‘No justification’ for last-resort compo scheme: ICA
A compensation scheme of last resort for aggrieved consumers is not the answer to improving the financial services sector, according to the Insurance Council of Australia (ICA).
Such a scheme would only mask the problems causing disputes, which mostly involve uncompensated losses from financial advice or managed investment schemes, it says.
“[ICA] strongly submits that there is no justification for a scheme of last resort that would involve cross-subsidisation of compensation costs by industry sectors, such as general insurance, unrelated to the consumer’s financial loss,” it says in a submission to Treasury.
“This is why a targeted approach… tailored to the underlying problem to be solved will be the most effective way of promoting equitable outcomes for consumers and creating consumer confidence in financial services, which plays an integral role in any advanced economy.”
Treasury has issued a supplementary issues paper and terms of reference for its review of external dispute resolution schemes, putting a last-resort compensation scheme back on its agenda.

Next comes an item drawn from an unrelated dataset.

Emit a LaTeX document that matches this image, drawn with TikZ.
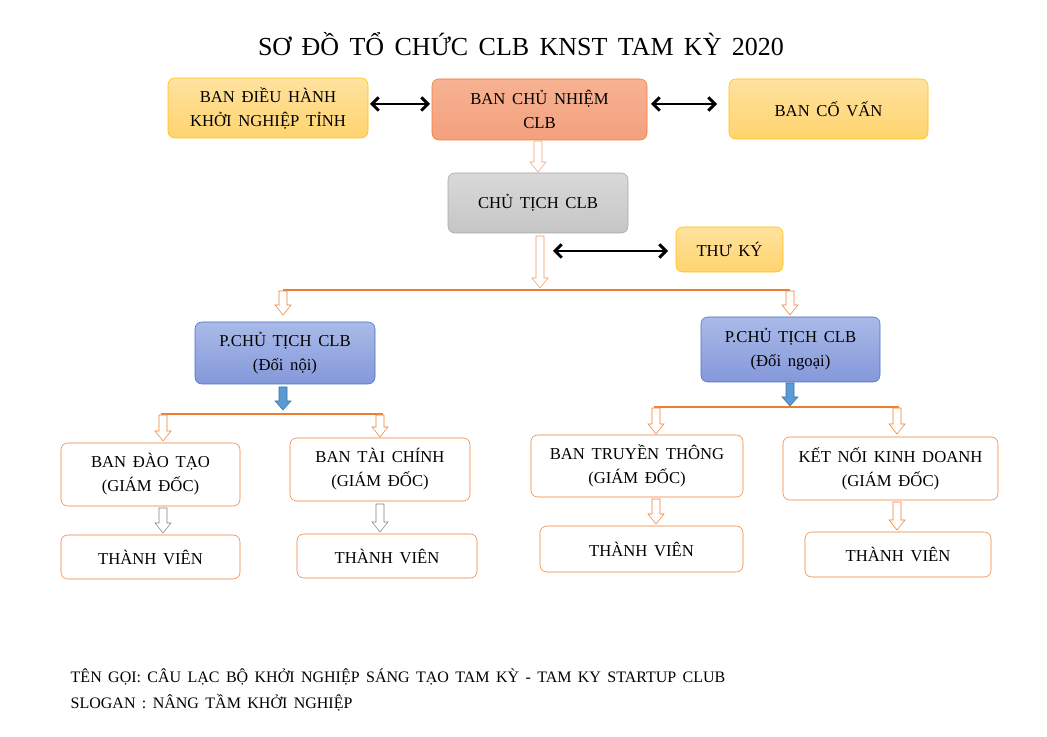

More than $13 million in Financial Ombudsman Service and Credit and Investments Ombudsman determinations made in favour of complainants had not been paid at May 2.
Treasury says uncompensated losses “indicate a problem that is likely to recur, creating further unpaid determinations in the future”.
Maurice Blackburn Principal Josh Mennen says a last-resort compensation scheme is necessary to protect consumers.
“The industry-funded scheme of last resort will offer a crucial safety net and will go some way to restoring public confidence in the financial services industry, but we need to get it right,” he said.
“Any scheme of last resort needs to be administered by an independent body with appropriate regulatory oversight in place.”